In response to complaints from the defenders of the Invalides perspective, the Public Services decided to shift the bridge site upriver. Therefore, in 1829, two engineers, de Verges and Bayard de la Vingtrie, completed the construction of a proper suspension bridge supported by two piers in the Seine and three porticos, each 20 metres in height. Unfortunately, due to rapidly growing wear on the bridge, its access had to be regulated in 1850.
In 1854, the bridge was demolished to be replaced by a new one in time for the upcoming 1855 World Fair in Paris. Paul-Martin Gallocher de Lagalisserie and Jules Savarin used the existing piers of the former suspension bridge and a newly added central pier to build an arch bridge in masonry on the same site.
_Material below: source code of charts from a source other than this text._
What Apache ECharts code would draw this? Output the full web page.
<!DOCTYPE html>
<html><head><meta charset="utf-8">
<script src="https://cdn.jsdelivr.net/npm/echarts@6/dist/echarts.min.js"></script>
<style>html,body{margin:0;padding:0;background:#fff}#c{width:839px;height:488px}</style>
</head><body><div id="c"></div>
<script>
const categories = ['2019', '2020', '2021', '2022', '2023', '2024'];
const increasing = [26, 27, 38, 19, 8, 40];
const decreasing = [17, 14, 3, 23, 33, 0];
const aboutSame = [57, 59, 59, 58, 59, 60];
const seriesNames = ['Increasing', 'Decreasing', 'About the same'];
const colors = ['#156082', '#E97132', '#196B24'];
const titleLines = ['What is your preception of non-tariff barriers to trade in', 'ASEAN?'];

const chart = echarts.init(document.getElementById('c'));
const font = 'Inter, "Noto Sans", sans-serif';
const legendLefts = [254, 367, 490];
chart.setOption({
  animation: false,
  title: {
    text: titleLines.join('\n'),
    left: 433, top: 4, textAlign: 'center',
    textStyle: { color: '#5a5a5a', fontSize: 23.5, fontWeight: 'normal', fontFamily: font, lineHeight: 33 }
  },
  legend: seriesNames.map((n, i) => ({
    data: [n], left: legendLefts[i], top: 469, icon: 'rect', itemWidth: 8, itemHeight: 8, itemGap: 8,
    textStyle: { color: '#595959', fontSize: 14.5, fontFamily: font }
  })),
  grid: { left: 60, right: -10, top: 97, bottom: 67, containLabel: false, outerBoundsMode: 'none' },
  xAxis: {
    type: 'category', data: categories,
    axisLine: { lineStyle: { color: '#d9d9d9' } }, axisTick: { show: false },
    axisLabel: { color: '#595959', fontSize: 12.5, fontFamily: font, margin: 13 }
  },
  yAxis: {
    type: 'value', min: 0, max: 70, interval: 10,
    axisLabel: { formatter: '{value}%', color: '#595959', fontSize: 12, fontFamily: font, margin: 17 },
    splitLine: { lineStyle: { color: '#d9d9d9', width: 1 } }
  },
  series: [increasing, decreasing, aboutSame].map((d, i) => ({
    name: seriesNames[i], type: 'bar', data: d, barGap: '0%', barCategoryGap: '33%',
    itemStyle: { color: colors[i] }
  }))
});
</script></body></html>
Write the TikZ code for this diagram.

The new pier was adorned with sculptures in two allegorical themes: the “Land Victory” by Victor Vilain upriver; the “Maritime Victory” by Georges Diébolt downstream, whereas the two old piers were adorned with sculptures of military trophies bearing the imperial coat of arms, both the work of Astyanax-Scévola Bosio.
Despite being stronger, the new bridge still sustained a subsidence between 25 to 30 cm in 1878, and lost two arches during the winter of 1880 (restored by the end of the year). The bridge has been quite secure since then and the only modification made in the 20th century was the expansion of its pavement in 1956.